The Royal Association of British Dairy Farmers insists that all supermarkets could pay dairy farmers a price for milk that would meet the cost of production without increasing the price charged to the consumer: they would just need to accept a slightly lower profit on the milk they sell.

Placing the issue third after Angora goats and use of level crossings, the BBC, in a video link no longer working, gave priority to the destructive comments of the establishment economist, Sean Rickard.

Apparently unaware of economic interdependence – the knock-on effect to other industries and the rural economy – Sean Rickard tells farmers that if they can’t manage under these conditions, ‘they should give up making milk and live off the subsidy’.

In fact, as Clitheroe dairy farmer Kathleen Calvert often points out, the whole rural economy is affected as farmers lose income. Each working dairy farm returns a huge amount of money back into the wider economy, supporting many other regional businesses, and therefore helping to provide jobs for many. Each dairy farm that ceases to trade has a knock-on effect on the surrounding community and the economy, due to a loss of income to many other businesses. From press release, link no longer works. Instead see a briefer reference in Lancashire Life.
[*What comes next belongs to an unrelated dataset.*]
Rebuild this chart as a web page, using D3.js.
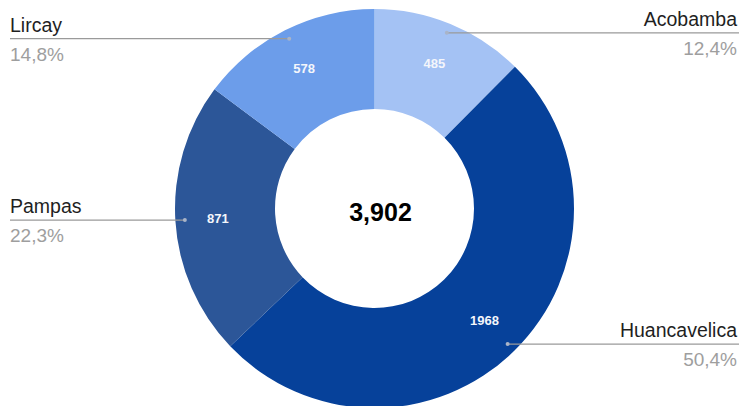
<!DOCTYPE html>
<html>
<head>
<meta charset="utf-8">
<script src="https://cdn.jsdelivr.net/npm/d3@7"></script>
<style>
  html, body { margin: 0; padding: 0; background: #fff; }
  svg { display: block; font-family: "Liberation Sans", Arial, sans-serif; }
</style>
</head>
<body>
<svg id="chart" width="739" height="406"></svg>
<script>
// ---- data ----
const categories = ["Acobamba", "Huancavelica", "Pampas", "Lircay"];
const values = [485, 1968, 871, 578];
const colors = ["#a4c2f4", "#06419a", "#2c5698", "#6c9dea"];

// ---- layout ----
const W = 739, H = 406;
const cx = 374.5, cy = 208.5;
const outerR = 199.5, innerR = 99.5;
const labelR = 157, dotR = 190;

const svg = d3.select("#chart");
const g = svg.append("g").attr("transform", `translate(${cx},${cy})`);

const total = d3.sum(values);
const data = categories.map((c, i) => ({ name: c, value: values[i], color: colors[i] }));

const pie = d3.pie().sort(null).value(d => d.value).startAngle(0).endAngle(2 * Math.PI);
const arcs = pie(data);

const arc = d3.arc().innerRadius(innerR).outerRadius(outerR);
const labelArc = d3.arc().innerRadius(labelR).outerRadius(labelR);
const dotArc = d3.arc().innerRadius(dotR).outerRadius(dotR);

g.selectAll("path.slice").data(arcs).join("path")
  .attr("class", "slice")
  .attr("d", arc)
  .attr("fill", d => d.data.color);

// value labels inside slices
g.selectAll("text.val").data(arcs).join("text")
  .attr("class", "val")
  .attr("transform", d => `translate(${labelArc.centroid(d)})`)
  .attr("text-anchor", "middle")
  .attr("dominant-baseline", "central")
  .attr("fill", "#f4f6fb")
  .attr("font-weight", "bold")
  .attr("font-size", 13)
  .text(d => d.data.value);

// leader lines, dots, outside labels
const fmtPct = v => (v / total * 100).toFixed(1).replace(".", ",") + "%";

arcs.forEach(d => {
  const [dx, dy] = dotArc.centroid(d);
  const px = cx + dx, py = cy + dy;
  const mid = (d.startAngle + d.endAngle) / 2;
  const right = mid < Math.PI;
  const x2 = right ? W : 10;
  svg.append("line")
    .attr("x1", px).attr("y1", py)
    .attr("x2", x2).attr("y2", py)
    .attr("stroke", "#9a9a9a").attr("stroke-width", 1.2);
  svg.append("circle")
    .attr("cx", px).attr("cy", py).attr("r", 2)
    .attr("fill", "#a9b4c8");
  const tx = right ? W - 2 : 10;
  const anchor = right ? "end" : "start";
  svg.append("text")
    .attr("x", tx).attr("y", py - 7)
    .attr("text-anchor", anchor)
    .attr("font-size", 19.5)
    .attr("fill", "#1f1f1f")
    .text(d.data.name);
  svg.append("text")
    .attr("x", tx).attr("y", py + 22)
    .attr("text-anchor", anchor)
    .attr("font-size", 19)
    .attr("fill", "#9e9e9e")
    .text(fmtPct(d.data.value));
});

// center total
svg.append("text")
  .attr("x", cx + 6).attr("y", cy + 12)
  .attr("text-anchor", "middle")
  .attr("font-size", 25)
  .attr("font-weight", "bold")
  .attr("fill", "#000")
  .text(d3.format(",")(total));
</script>
</body>
</html>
The key message “We are losing hold of a vital skills base at an alarming rate as dedicated dairy farming families are no longer financially able or prepared to work at a continual loss. We believe that many milk buyers gamble with the continuity and security of the UK milk supply by keeping much of the profit further up the market chain. Despite varying business structures and the importance of food production, most farm gate prices are now lower than production costs. This has a knock on effect on a wide range of other businesses and livelihoods of countless people involved, ultimately leading to pressure on incomes”.

Dairy farmers are compelled to pay a levy to DairyCo/AHDB, a body set up by government, which, consultant Ian Potter (above right) notes, has received – and spent – more than £1 million extra as a result of the increase in production. He asks: “But on what? Cynics say it spends the money on encouraging more production because that generates more levy money for it…and so on!” He continues: “In my opinion we now need a campaign to promote the buying of British dairy products using British milk . . . I have heard one Tesco farmer would prefer to give his levy to Tesco if he could to help it promote British milk. That makes sense to me if DairyCo won’t!”

Meanwhile food imports rise and government ministers advise hardworking farmers to place their ‘commodities’ on the global market so that unproductive internet bound speculators can ‘make a killing’ – nowadays more often crouched over their computer screens.